Editorial: Privatization not a solution

Shifting responsibility to private hands will not address the core issues that the state hospital faces.

State legislators should be wary of plans to try to privatize the state’s psychiatric hospital.

Last week, Tim Keck, secretary of the Kansas Department for Aging and Disability Services, which manages the Osawatomie State Hospital, said the hospital has become too challenging for the state to manage. Keck and others argued that the state should build a new facility and then contract with a for-profit corporation to run it.

The hospital near Kansas City has been in operation since 1866. Many of the campus buildings were built prior to 1950. The most modern building was built in the 1980s. The facilities are inadequate and the hospital faces a number of other issues, including staff shortages. It is licensed for more than 200 beds, but because of the staffing issues, the hospital has limited its patient population to 150 beds since 2015. In 2015, the Centers for Medicare and Medicaid Services decertified the hospital.

Keck said the deficiencies are being corrected but long term, the state needs a new approach. Estimates are that it would cost $175 million to replace the current facilities. After that, Keck and others advocate hiring Correct Care of Nashville, Tenn., to operate the hospital. Keck said KDADS will seek legislative approval for the privatization plan during the 2018 session.

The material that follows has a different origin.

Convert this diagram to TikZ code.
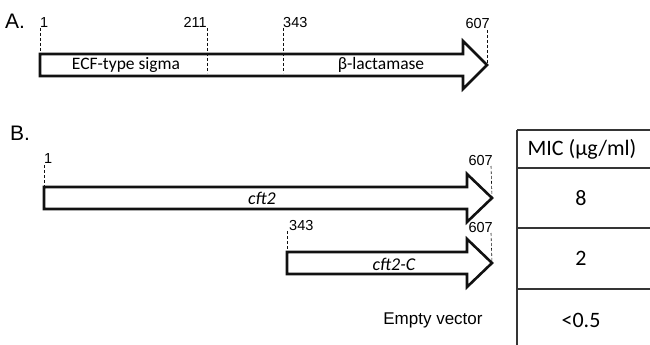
\documentclass[tikz,border=0pt]{standalone}
\usepackage{fontspec}
\usetikzlibrary{positioning, calc}
\newfontfamily\arialfont{Liberation Sans}
\newfontfamily\calfont{Carlito}
\definecolor{ink}{HTML}{111111}

% gene arrow: name, start x, head x, tip x, mid y
\newcommand{\genearrow}[5]{%
  \draw[gene] (#2,#5-11) -- (#3,#5-11) -- (#3,#5-24) -- (#4,#5)
    -- (#3,#5+24) -- (#3,#5+11) -- (#2,#5+11) -- cycle;
  \coordinate (#1-s) at (#2,#5-11);
  \coordinate (#1-t) at (#4,#5);}

\begin{document}
\begin{tikzpicture}[x=1pt, y=-1pt,
      gene/.style={draw=ink, line width=2.6pt, fill=white, line join=miter},
      tickline/.style={draw=ink, line width=0.6pt, dash pattern=on 3pt off 2pt},
      poslabel/.style={font=\arialfont\fontsize{14.5}{16}\selectfont, inner sep=1pt},
      partlabel/.style={font=\arialfont\fontsize{21}{23}\selectfont, inner sep=0pt, anchor=west},
      domtext/.style={font=\calfont\fontsize{17.5}{19}\selectfont, inner sep=0pt},
      genetext/.style={font=\calfont\itshape\fontsize{18}{20}\selectfont, inner sep=0pt},
      miccell/.style={font=\calfont\fontsize{22}{24}\selectfont, inner sep=0pt},
      tablerule/.style={draw=ink!85, line width=1.2pt}]
    \useasboundingbox (0,0) rectangle (650,345);

    % A. domain layout
    \node[partlabel] (pa) at (5,21) {A.};
    \genearrow{ga}{40}{463}{487}{65}
    \node[poslabel, anchor=south west] (a1)   at (39,29)  {1};
    \node[poslabel, anchor=south east] (a211) at (208,29) {211};
    \node[poslabel, anchor=south west] (a343) at (282,29) {343};
    \node[poslabel, anchor=south east] (a607) at (491,30) {607};
    \draw[tickline] (40,28) -- (ga-s);
    \draw[tickline] (207,28) -- (207,73);
    \draw[tickline] (283,28) -- (283,73);
    \draw[tickline] (487,30) -- (ga-t);
    \node[domtext] (ecf) at (126,65) {ECF-type sigma};
    \node[domtext] (bla) at (381,65) {β-lactamase};

    % B. constructs
    \node[partlabel] (pb) at (10,133) {B.};
    \genearrow{gb}{44}{467}{492}{198}
    \node[poslabel, anchor=south west] (b1)   at (43,165)  {1};
    \node[poslabel, anchor=south east] (b607) at (494,167) {607};
    \draw[tickline] (44,165) -- (gb-s);
    \draw[tickline] (491,166) -- (gb-t);
    \node[genetext] (cft) at (262,198) {cft2};

    \genearrow{gc}{287}{467}{492}{263}
    \node[poslabel, anchor=south west] (c343) at (288,232) {343};
    \node[poslabel, anchor=south east] (c607) at (494,234) {607};
    \draw[tickline] (287,231) -- (gc-s);
    \draw[tickline] (491,233) -- (gc-t);
    \node[genetext] (cftc) at (394,264) {cft2-C};

    \node[font=\arialfont\fontsize{17}{19}\selectfont, inner sep=0pt] (empty) at (433,320) {Empty vector};

    % MIC column
    \draw[tablerule] (517,130) -- (650,130);
    \draw[tablerule] (517,130) -- (517,345);
    \foreach \yy in {168,228,289} \draw[tablerule] (517,\yy) -- (650,\yy);
    \node[miccell] (mic)  at (582,149) {MIC (µg/ml)};
    \node[miccell] (mic1) at (581,198) {8};
    \node[miccell] (mic2) at (581,258) {2};
    \node[miccell] (mic3) at (581,320) {<0.5};
  \end{tikzpicture}
\end{document}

The problem with Keck’s plan is that, on the surface, it would appear to be more expensive to pay a for-profit company to operate the hospital than for the state to operate it as a nonprofit. It isn’t clear how hiring an outside contractor addresses the persistent staffing issues that the Osawatomie facility faces.

The lack of beds at the state hospital has placed pressure on Lawrence Memorial Hospital and Bert Nash Community Mental Health Center to house psychiatric patients until they can be transferred to the state hospital. Russell Johnson, CEO at LMH, and Patrick Schmitz, CEO at Bert Nash, both are skeptical of privatization.

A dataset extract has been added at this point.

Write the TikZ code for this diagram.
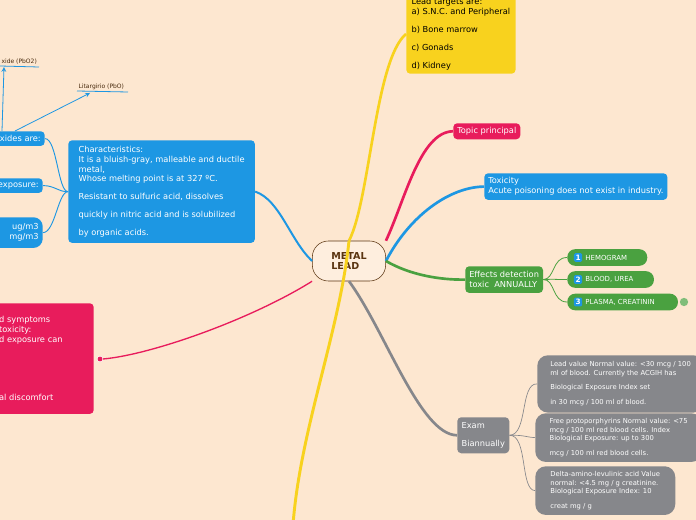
\documentclass[tikz,border=0pt]{standalone}
\usepackage{fontspec}
\setmainfont{DejaVu Sans}
\usetikzlibrary{positioning,calc}
\definecolor{bgc}{HTML}{FDE7D0}
\definecolor{yel}{HTML}{F8D21E}
\definecolor{rd}{HTML}{E81C5C}
\definecolor{bl}{HTML}{1D97E3}
\definecolor{gr}{HTML}{4AA140}
\definecolor{gy}{HTML}{86878B}
\definecolor{brn}{HTML}{5A3410}
\tikzset{
  box/.style={rounded corners=3pt, text=white, font=\fontsize{6.2}{7.4}\selectfont, align=left, anchor=north west, inner sep=3pt},
  pill/.style={rounded corners=6pt, fill=gr, text=white, font=\fontsize{5.2}{6}\selectfont, anchor=west, minimum height=12.5pt, inner xsep=5pt},
  numb/.style={fill=bl, text=white, font=\fontsize{5.5}{6}\selectfont\bfseries, inner sep=1.2pt, rounded corners=1pt},
  gbox/.style={rounded corners=8pt, fill=gy, text=white, font=\fontsize{5.1}{6.2}\selectfont, align=left, anchor=north west, inner sep=4pt}
}
\begin{document}
\begin{tikzpicture}[x=0.75pt,y=-0.75pt]
  \fill[bgc] (0,0) rectangle (696,520);
  \useasboundingbox (0,0) rectangle (696,520);
  \clip (0,0) rectangle (696,520);

  % centre
  \node[draw=brn, fill=bgc!70!white, rounded corners=12pt, minimum width=55pt, minimum height=30pt,
        font=\fontsize{7.2}{8}\selectfont\bfseries, text=brn, align=left] (lead) at (349,261) {METAL\\LEAD};

  % right side
  \node[box, fill=yel, text=black, minimum width=82pt, minimum height=59pt] (targets) at (406,-6)
    {Lead targets are:\\a) S.N.C. and Peripheral\\[6pt]b) Bone marrow\\[6pt]c) Gonads\\[6pt]d) Kidney};
  \node[box, fill=rd, minimum width=49pt, minimum height=12pt] (topic) at (453,123) {Topic principal};
  \node[box, fill=bl, minimum width=135pt, minimum height=20pt] (tox) at (484,173)
    {Toxicity\\Acute poisoning does not exist in industry.};
  \node[box, fill=gr, minimum width=57pt, minimum height=20pt] (eff) at (465,266)
    {Effects detection\\toxic \ ANNUALLY};
  \node[pill, minimum width=60pt] (hemo) at (567,257.5) {};
  \node[numb, right=5pt of hemo.west, anchor=west] (n1) {1};
  \node[right=0pt of n1, text=white, font=\fontsize{5.2}{6}\selectfont, inner sep=2pt] {HEMOGRAM};
  \node[pill, minimum width=65pt] (urea) at (567,279.5) {};
  \node[numb, right=5pt of urea.west, anchor=west] (n2) {2};
  \node[right=0pt of n2, text=white, font=\fontsize{5.2}{6}\selectfont, inner sep=2pt] {BLOOD, UREA};
  \node[pill, minimum width=83pt] (plasma) at (567,302) {};
  \node[numb, right=5pt of plasma.west, anchor=west] (n3) {3};
  \node[right=0pt of n3, text=white, font=\fontsize{5.2}{6}\selectfont, inner sep=2pt] {PLASMA, CREATININ};
  \node[circle, fill=gr!70, inner sep=2.2pt] (globe) at (684,302) {};

  \node[box, fill=gy, minimum width=39pt, minimum height=27pt] (exam) at (457,417) {Exam\\[6pt]Biannually};
  \node[gbox, minimum width=125pt, minimum height=43pt] (lv) at (537,355)
    {Lead value Normal value: <30 mcg / 100\\ml of blood. Currently the ACGIH has\\[5pt]Biological Exposure Index set\\[5pt]in 30 mcg / 100 ml of blood.};
  \node[gbox, minimum width=125pt, minimum height=36pt] (fp) at (535,413)
    {Free protoporphyrins Normal value: <75\\mcg / 100 ml red blood cells. Index\\Biological Exposure: up to 300\\[5pt]mcg / 100 ml red blood cells.};
  \node[gbox, minimum width=105pt, minimum height=35pt] (ala) at (535,466)
    {Delta-amino-levulinic acid Value\\normal: <4.5 mg / g creatinine.\\Biological Exposure Index: 10\\[5pt]creat mg / g};

  % left side
  \node[box, fill=bl, minimum width=140pt, minimum height=77pt] (char) at (68,140)
    {Characteristics:\\It is a bluish-gray, malleable and ductile\\metal,\\Whose melting point is at 327 ºC.\\[6pt]Resistant to sulfuric acid, dissolves\\[6pt]quickly in nitric acid and is solubilized\\[6pt]by organic acids.};
  \node[box, fill=bl, anchor=north east, minimum height=11pt, text width=60pt, align=right] (oxides) at (45,131) {xides are:};
  \node[box, fill=bl, anchor=north east, minimum height=11pt, text width=60pt, align=right] (expo) at (43,178) {exposure:};
  \node[box, fill=bl, anchor=north east, rounded corners=7pt, minimum height=23pt, text width=60pt, align=right] (limits) at (43,217) {ug/m3\hspace*{4pt}\\ mg/m3};
  \node[box, fill=rd, anchor=north east, text width=68pt, minimum height=83pt] (symp) at (94,303)
    {d symptoms\\toxicity:\\d exposure can\\[36pt]al discomfort};
  \node[fill=rd, draw=white, line width=0.3pt, inner sep=2pt, rounded corners=1pt] (note) at (100,359) {};
  \node[font=\fontsize{4.5}{5}\selectfont, text=brn!80!black, anchor=south west, inner sep=1pt] (pbo2) at (0,66) {xide (PbO2)};
  \coordinate (pbo2r) at (39,67);
  \node[font=\fontsize{4.5}{5}\selectfont, text=brn!80!black, anchor=south west, inner sep=1pt] (pbo) at (77,91) {Litargirio (PbO)};
  \coordinate (pbor) at (128,92);
  \coordinate (bottom) at (293,525);

  % connectors
  \draw[yel, line width=2pt] (lead.north) .. controls (370,200) and (375,60) .. (targets.west);
  \draw[yel, line width=2.2pt] (lead.north) .. controls (340,330) and (300,430) .. (bottom);
  \draw[rd, line width=2pt] (lead.north east) .. controls (405,200) and (420,132) .. (topic.west);
  \draw[bl, line width=2pt] (lead.east) .. controls (410,215) and (450,187) .. (tox.west);
  \draw[gr, line width=2pt] (lead.east) .. controls (410,275) and (440,280) .. (eff.west);
  \draw[gy, line width=2pt] (lead.south) .. controls (385,330) and (420,435) .. (exam.west);
  \draw[bl, line width=1.5pt] (lead.west) .. controls (290,240) and (280,200) .. (char.east);
  \draw[rd, line width=1pt] (lead.south west) .. controls (250,320) and (150,355) .. (note.east);
  \foreach \k in {hemo,urea,plasma}
    \draw[gr, line width=0.6pt] (eff.east) .. controls (555,279) and ($(\k.west)+(-15,0)$) .. (\k.west);
  \draw[gy, line width=0.5pt] (exam.east) .. controls (528,435) and (520,383) .. (lv.west);
  \draw[gy, line width=0.5pt] (exam.east) .. controls (525,435) and (525,437) .. (fp.west);
  \draw[gy, line width=0.5pt] (exam.east) .. controls (528,435) and (520,490) .. (ala.west);
  \foreach \k in {oxides,expo,limits}
    \draw[bl, line width=0.7pt] (char.west) .. controls (58,192) and ($(\k.east)+(12,0)$) .. (\k.east);
  \draw[bl, line width=0.6pt] (pbo2.south west) -- (pbo2r);
  \draw[bl, line width=0.6pt] (pbo.south west) -- (pbor);
  \draw[bl, line width=0.6pt, -{stealth}] (2,131) -- (4,67);
  \draw[bl, line width=0.6pt, -{stealth}] (15,131) -- (90,93);
\end{tikzpicture}
\end{document}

“My sense of it is that (privatizing) isn’t going to really address the practical limitation of funding in behavioral and mental health, either at Osawatomie or more broadly,” said Russell Johnson, CEO at Lawrence Memorial Hospital. “So I don’t understand what that really solves, other than it moves the problem out from a governmental oversight and into a private oversight that’s going to be ultimately accountable to the state anyway.”

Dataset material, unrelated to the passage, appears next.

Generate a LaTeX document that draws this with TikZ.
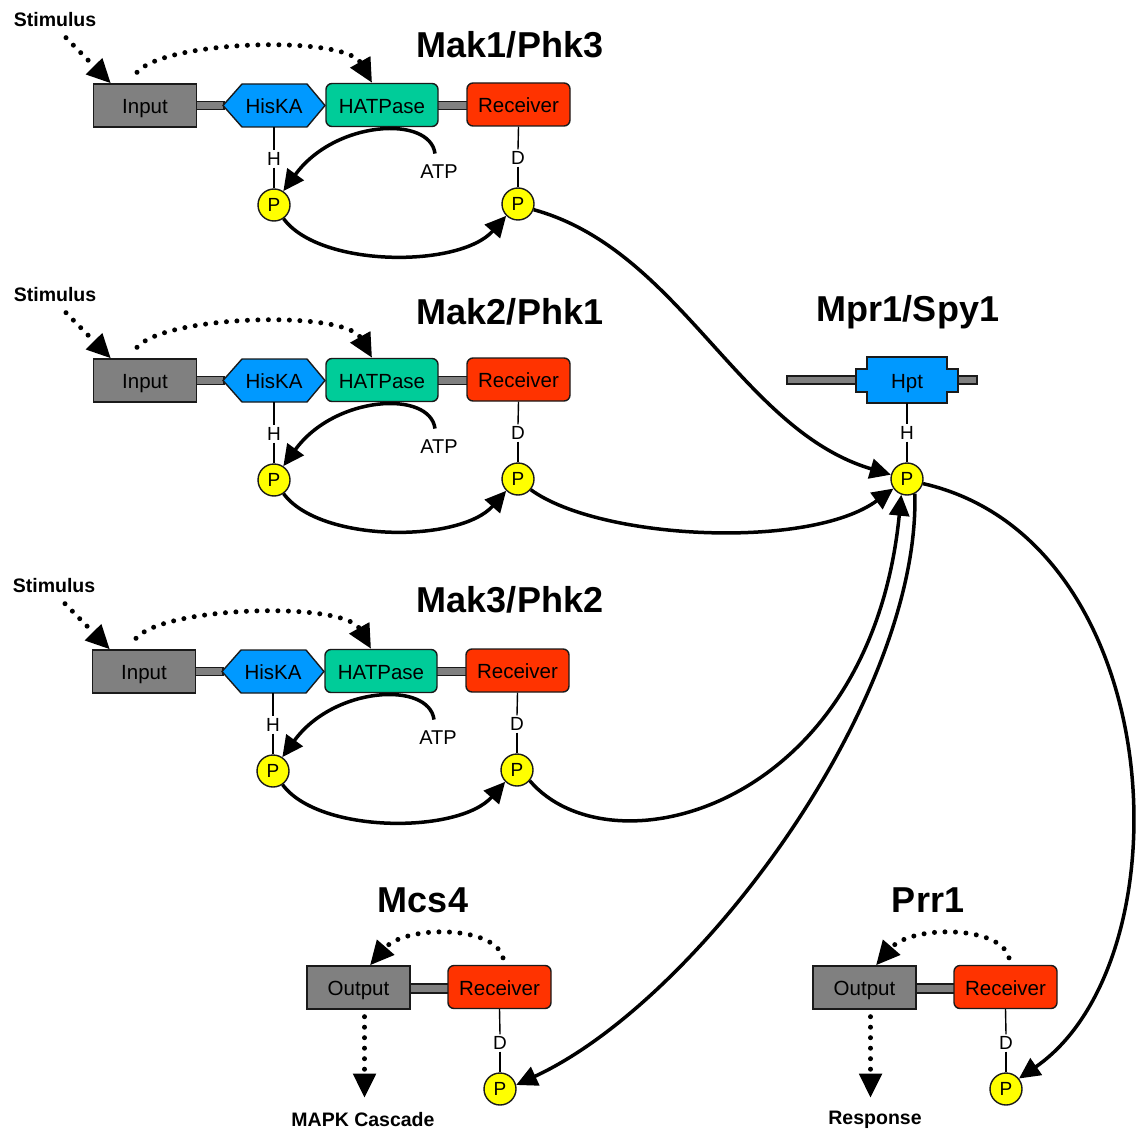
\documentclass[tikz,border=0pt]{standalone}
\usepackage{fontspec}
\setmainfont{Liberation Sans}
\usetikzlibrary{arrows.meta}
\definecolor{inputgrey}{RGB}{128,128,128}
\definecolor{hisblue}{RGB}{0,153,255}
\definecolor{hatgreen}{RGB}{0,204,153}
\definecolor{recvred}{RGB}{255,51,0}
\definecolor{phosyellow}{RGB}{255,255,0}
\definecolor{outline}{RGB}{26,26,26}
\newcommand\fsz[1]{\fontsize{#1}{#1}\selectfont}
\begin{document}
\begin{tikzpicture}[x=1pt,y=-1pt,
  boxtext/.style={inner sep=0pt,font=\fsz{20.5},text height=16.7pt,text depth=0pt},
  box/.style={boxtext,draw=outline,line width=1.4pt,minimum width=103pt,minimum height=43pt},
  greybox/.style={box,fill=inputgrey},
  recv/.style={box,fill=recvred,rounded corners=6pt},
  hat/.style={box,fill=hatgreen,rounded corners=6pt,minimum width=112pt},
  domainpath/.style={draw=outline,line width=1.4pt,fill=hisblue},
  linker/.style={draw=outline,fill=inputgrey,line width=1.2pt},
  phos/.style={circle,draw=outline,fill=phosyellow,line width=1.4pt,minimum size=32pt,inner sep=0pt,font=\fsz{19}},
  res/.style={font=\fsz{19},inner sep=2pt},
  stem/.style={line width=1.4pt},
  conn/.style={line width=3.5pt,-{Triangle[length=21pt,width=20pt]}},
  dotflow/.style={line width=5pt,line cap=round,dash pattern=on 0pt off 10.5pt,-{Triangle[length=24pt,width=22pt]}},
  lbl/.style={font=\bfseries\fsz{19.5}},
  title/.style={font=\bfseries\fsz{36}}
]
\useasboundingbox (0,0) rectangle (1136,1147);

% sensor kinases: Input - HisKA - HATPase - Receiver
\foreach \m/\dx/\dy in {1/0/0, 2/0/275, 3/-1/566}{
  \begin{scope}[shift={(\dx,\dy)}]
    \node[lbl] (m\m-stim) at (55,20) {Stimulus};
    \draw[linker] (196,101.5) rectangle (224,109.5);
    \draw[linker] (437,101.5) rectangle (468,109.5);
    \node[greybox] (m\m-input) at (145,105.5) {Input};
    \draw[domainpath] (223,105.5) -- (242,84) -- (307,84) -- (325,105.5) -- (307,127) -- (242,127) -- cycle;
    \node[boxtext,minimum width=102pt,minimum height=43pt] (m\m-hiska) at (274,105.5) {HisKA};
    \node[hat] (m\m-hat) at (382,105) {HATPase};
    \node[recv] (m\m-recv) at (518.5,104.5) {Receiver};
    \node[res] (m\m-h) at (274,159) {H};
    \node[phos] (m\m-ph) at (274,205) {P};
    \node[res] (m\m-d) at (518,158) {D};
    \node[phos] (m\m-pd) at (518,204) {P};
    \node[font=\fsz{20}] (m\m-atp) at (439,172) {ATP};
    % residue stems
    \draw[stem] (m\m-hiska.south) -- (m\m-h.north);
    \draw[stem] (m\m-h.south) -- (m\m-ph.north);
    \draw[stem] (m\m-recv.south) -- (m\m-d.north);
    \draw[stem] (m\m-d.south) -- (m\m-pd.north);
    % signalling
    \draw[dotflow] ([shift={(11,7)}]m\m-stim.south) -- ([xshift=18pt]m\m-input.north west);
    \draw[dotflow] ([shift={(-8,-11)}]m\m-input.north) .. controls (165,40) and (345,35) .. ([xshift=-10pt]m\m-hat.north);
    \draw[conn] ([shift={(-4,-8)}]m\m-atp.north) .. controls (430,115) and (335,120) .. (m\m-ph.56);
    \draw[conn] (m\m-ph.-55) .. controls (320,268) and (460,268) .. (m\m-pd.-135);
  \end{scope}
}

\node[title] (t1) at (510,45) {Mak1/Phk3};
\node[title] (t2) at (510,312) {Mak2/Phk1};
\node[title] (t3) at (510,600) {Mak3/Phk2};
\node[title] (t4) at (908,312) {Mpr1/Spy1};
\node[title] (t5) at (423,900) {Mcs4};
\node[title] (t6) at (928,900) {Prr1};

% phosphotransfer protein
\draw[linker] (787,376) rectangle (977,384);
\draw[domainpath] (856,369) -- (867,369) -- (867,357) -- (947,357) -- (947,369) -- (958,369)
  -- (958,392) -- (947,392) -- (947,403) -- (867,403) -- (867,392) -- (856,392) -- cycle;
\node[boxtext,minimum width=80pt,minimum height=46pt] (hpt) at (907,380) {Hpt};
\node[res] (mh) at (907,433) {H};
\node[phos] (mp) at (907,479) {P};
\draw[stem] (hpt.south) -- (mh.north);
\draw[stem] (mh.south) -- (mp.north);

% response regulators: Output - Receiver
\foreach \r/\dx in {1/0, 2/506}{
  \begin{scope}[shift={(\dx,0)}]
    \draw[linker] (409,984) rectangle (449,993);
    \node[greybox] (r\r-out) at (358.5,987.5) {Output};
    \node[recv] (r\r-recv) at (499.5,987) {Receiver};
    \node[res] (r\r-d) at (500,1043) {D};
    \node[phos] (r\r-p) at (500,1089) {P};
    \draw[stem] (r\r-recv.south) -- (r\r-d.north);
    \draw[stem] (r\r-d.south) -- (r\r-p.north);
    \draw[dotflow] ([shift={(3.5,-7)}]r\r-recv.north) .. controls (495,925) and (405,925) .. ([xshift=11.5pt]r\r-out.north);
    \draw[dotflow] ([shift={(6,7)}]r\r-out.south) -- ([shift={(6,88)}]r\r-out.south);
  \end{scope}
}
\node[lbl] (mapk) at (363,1120) {MAPK Cascade};
\node[lbl] (resp) at (875,1120) {Response};

% phosphorelay
\draw[conn] (m1-pd.-20) .. controls (680,250) and (740,430) .. (mp.165);
\draw[conn] (m2-pd.-40) .. controls (600,540) and (810,550) .. (mp.-145);
\draw[conn] (m3-pd.-40) .. controls (610,875) and (870,810) .. (mp.-110);
\draw[conn] (mp.-62) .. controls (920,700) and (700,1000) .. (r1-p.14);
\draw[conn] (mp.-16) .. controls (1170,540) and (1190,960) .. (r2-p.39);
\end{tikzpicture}
\end{document}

The state’s efforts at privatization haven’t always gone well in the past. State Sen. Laura Kelly, the ranking Democrat on the Senate Public Health and Welfare Committee, noted that the state’s efforts to privatize its Medicaid program have led to a host of problems.

There is a sense of urgency to address the issues at the Osawatomie facility. But turning over the operation to a for-profit company doesn’t solve the problem; it simply shifts the burden of responsibility. Patients in need of mental health services and their families deserve better.